** begin RECORDS FOR THE EXERCISE **
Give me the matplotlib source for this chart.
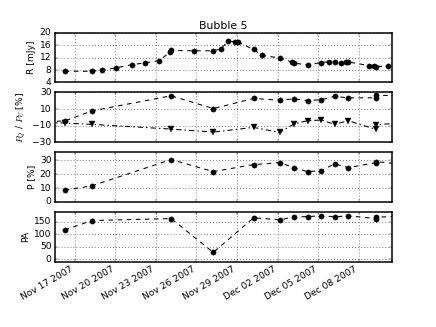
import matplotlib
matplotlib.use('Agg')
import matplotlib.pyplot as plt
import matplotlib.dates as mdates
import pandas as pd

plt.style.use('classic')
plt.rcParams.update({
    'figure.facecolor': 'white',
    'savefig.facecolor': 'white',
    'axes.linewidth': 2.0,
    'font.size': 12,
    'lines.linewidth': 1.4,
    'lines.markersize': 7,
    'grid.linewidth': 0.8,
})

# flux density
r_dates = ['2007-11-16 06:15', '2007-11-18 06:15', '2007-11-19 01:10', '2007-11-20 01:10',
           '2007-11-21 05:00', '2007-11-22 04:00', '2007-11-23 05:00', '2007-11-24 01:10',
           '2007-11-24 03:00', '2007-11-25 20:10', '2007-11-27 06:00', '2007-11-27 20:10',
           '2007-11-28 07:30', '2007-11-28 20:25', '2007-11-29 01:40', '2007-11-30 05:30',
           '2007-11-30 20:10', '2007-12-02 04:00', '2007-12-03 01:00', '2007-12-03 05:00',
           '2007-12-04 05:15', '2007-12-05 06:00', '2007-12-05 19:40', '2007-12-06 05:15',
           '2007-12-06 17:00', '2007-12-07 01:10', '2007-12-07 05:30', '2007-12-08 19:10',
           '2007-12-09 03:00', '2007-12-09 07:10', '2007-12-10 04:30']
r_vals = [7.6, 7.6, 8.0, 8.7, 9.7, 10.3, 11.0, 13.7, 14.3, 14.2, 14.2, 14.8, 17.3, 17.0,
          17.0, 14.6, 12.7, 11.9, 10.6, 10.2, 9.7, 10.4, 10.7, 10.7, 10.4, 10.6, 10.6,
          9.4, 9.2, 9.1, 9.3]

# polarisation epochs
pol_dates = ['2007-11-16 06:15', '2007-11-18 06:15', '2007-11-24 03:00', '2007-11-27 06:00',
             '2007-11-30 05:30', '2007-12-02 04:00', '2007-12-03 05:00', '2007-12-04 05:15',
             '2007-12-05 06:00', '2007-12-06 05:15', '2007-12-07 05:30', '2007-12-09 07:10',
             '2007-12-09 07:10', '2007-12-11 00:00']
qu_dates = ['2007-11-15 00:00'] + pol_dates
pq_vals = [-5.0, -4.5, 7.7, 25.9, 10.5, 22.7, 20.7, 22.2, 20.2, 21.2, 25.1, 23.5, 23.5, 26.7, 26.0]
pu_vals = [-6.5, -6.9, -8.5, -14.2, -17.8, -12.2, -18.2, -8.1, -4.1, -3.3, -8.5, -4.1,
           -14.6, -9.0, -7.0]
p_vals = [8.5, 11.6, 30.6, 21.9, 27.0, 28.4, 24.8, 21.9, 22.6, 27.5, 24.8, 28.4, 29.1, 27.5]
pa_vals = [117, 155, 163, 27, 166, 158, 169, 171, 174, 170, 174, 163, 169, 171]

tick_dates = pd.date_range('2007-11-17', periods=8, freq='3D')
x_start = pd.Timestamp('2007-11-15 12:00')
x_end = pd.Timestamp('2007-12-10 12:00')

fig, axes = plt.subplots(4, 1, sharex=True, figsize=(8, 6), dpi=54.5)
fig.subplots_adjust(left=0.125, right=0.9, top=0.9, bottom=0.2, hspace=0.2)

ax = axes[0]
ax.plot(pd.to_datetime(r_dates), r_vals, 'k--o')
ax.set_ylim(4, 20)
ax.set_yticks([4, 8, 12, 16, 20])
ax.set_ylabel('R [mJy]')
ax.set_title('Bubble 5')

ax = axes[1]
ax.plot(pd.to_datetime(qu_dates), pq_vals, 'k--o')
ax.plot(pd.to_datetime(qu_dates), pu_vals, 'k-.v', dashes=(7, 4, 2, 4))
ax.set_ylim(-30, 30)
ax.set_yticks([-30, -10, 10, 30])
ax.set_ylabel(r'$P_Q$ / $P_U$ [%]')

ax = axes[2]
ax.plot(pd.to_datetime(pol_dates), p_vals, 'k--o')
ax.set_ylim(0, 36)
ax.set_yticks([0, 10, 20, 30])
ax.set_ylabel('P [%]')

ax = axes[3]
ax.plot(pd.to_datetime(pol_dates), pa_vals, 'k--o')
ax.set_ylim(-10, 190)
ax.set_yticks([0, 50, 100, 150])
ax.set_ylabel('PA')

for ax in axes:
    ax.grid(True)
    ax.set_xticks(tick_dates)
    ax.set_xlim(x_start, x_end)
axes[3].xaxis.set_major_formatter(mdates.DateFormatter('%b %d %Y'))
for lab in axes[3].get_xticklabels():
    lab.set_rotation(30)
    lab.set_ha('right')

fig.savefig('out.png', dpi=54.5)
** end RECORDS FOR THE EXERCISE **
** begin RECORDS FOR THE EXERCISE **
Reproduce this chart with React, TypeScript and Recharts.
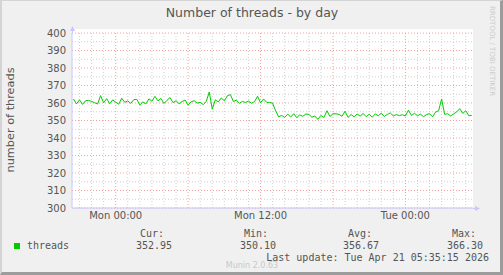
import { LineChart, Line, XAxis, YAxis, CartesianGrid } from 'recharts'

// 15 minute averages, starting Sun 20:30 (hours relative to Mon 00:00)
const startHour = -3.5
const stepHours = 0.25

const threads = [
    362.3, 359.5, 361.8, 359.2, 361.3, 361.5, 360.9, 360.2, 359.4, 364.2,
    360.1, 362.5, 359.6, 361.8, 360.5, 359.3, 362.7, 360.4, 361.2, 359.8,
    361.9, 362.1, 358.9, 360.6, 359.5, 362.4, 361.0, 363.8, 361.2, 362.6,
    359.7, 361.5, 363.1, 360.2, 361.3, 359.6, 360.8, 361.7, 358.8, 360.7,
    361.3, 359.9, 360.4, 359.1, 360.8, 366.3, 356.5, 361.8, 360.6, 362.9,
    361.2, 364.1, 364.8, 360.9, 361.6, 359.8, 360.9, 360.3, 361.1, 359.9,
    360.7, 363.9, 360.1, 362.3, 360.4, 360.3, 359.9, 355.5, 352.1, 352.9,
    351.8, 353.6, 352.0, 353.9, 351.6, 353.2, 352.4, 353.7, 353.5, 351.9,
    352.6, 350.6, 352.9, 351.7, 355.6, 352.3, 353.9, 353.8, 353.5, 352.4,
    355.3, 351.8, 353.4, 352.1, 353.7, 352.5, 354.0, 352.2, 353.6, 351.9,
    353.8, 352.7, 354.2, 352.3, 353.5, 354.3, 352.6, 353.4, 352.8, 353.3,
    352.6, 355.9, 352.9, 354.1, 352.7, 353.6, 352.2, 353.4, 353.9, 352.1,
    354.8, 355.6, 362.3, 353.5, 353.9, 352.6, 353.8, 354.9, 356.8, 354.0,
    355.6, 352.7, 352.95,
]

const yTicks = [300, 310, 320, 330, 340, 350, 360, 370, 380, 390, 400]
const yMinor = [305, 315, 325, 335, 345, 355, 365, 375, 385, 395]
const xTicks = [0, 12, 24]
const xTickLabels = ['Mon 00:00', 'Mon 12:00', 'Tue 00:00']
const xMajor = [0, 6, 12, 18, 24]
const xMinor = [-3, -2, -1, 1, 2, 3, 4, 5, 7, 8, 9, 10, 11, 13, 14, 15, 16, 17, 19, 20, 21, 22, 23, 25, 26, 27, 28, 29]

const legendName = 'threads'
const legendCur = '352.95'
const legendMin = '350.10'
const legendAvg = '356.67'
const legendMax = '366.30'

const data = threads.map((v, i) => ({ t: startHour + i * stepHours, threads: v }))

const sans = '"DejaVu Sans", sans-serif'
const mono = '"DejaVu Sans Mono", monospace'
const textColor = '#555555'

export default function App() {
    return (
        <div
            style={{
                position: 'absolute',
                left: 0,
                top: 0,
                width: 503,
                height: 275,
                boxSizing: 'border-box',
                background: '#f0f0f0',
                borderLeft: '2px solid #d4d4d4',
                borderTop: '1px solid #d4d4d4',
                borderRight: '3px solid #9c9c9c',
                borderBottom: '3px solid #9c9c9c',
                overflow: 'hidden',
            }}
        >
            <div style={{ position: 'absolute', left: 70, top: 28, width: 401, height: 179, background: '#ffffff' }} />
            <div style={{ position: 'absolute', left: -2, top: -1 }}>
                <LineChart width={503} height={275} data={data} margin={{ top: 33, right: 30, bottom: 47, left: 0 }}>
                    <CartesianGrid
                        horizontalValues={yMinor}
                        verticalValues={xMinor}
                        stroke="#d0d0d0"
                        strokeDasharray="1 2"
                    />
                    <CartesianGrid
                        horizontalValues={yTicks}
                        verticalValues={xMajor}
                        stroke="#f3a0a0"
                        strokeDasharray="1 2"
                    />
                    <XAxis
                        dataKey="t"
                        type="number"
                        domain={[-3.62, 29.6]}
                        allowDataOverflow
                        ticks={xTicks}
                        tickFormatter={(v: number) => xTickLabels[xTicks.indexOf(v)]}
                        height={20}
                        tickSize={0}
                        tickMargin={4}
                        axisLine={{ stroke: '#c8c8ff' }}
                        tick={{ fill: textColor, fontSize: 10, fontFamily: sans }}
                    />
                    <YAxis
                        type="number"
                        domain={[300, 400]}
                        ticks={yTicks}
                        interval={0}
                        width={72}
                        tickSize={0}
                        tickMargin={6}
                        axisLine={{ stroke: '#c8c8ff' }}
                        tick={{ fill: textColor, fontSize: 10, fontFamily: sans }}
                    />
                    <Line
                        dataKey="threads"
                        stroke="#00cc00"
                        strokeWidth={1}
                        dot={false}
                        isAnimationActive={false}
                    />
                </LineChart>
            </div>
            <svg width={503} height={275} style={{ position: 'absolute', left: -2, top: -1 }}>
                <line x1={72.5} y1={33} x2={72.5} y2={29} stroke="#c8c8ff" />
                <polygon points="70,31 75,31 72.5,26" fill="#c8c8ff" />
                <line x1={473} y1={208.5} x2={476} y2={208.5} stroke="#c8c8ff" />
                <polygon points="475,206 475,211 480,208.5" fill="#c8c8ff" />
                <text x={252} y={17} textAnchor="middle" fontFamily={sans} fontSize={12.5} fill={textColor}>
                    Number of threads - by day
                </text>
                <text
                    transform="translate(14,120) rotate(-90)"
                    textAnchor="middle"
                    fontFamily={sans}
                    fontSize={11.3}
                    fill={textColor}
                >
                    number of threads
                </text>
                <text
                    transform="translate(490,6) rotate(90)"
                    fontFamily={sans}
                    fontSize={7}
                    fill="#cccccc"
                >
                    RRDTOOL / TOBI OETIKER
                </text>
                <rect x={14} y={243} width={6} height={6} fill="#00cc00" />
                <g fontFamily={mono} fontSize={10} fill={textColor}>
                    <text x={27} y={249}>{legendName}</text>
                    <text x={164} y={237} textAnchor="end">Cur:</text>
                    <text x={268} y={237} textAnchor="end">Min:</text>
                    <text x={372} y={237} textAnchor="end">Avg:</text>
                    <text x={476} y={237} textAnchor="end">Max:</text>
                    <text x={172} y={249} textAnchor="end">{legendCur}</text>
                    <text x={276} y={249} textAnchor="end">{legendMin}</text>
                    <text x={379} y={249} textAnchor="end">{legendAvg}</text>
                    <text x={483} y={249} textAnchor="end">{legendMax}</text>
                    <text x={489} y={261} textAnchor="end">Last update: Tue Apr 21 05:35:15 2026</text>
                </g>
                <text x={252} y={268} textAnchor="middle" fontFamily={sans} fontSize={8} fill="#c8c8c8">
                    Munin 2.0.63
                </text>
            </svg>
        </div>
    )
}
** end RECORDS FOR THE EXERCISE **
— TO BE DONE —
Give again, word for word, the lines from the one that contains "Give me the matplotlib source for this chart." to the one that contains "import pandas as pd", both included. Omit the pictures.

— FINISHED TASK —
Give me the matplotlib source for this chart.
import matplotlib
matplotlib.use('Agg')
import matplotlib.pyplot as plt
import matplotlib.dates as mdates
import pandas as pd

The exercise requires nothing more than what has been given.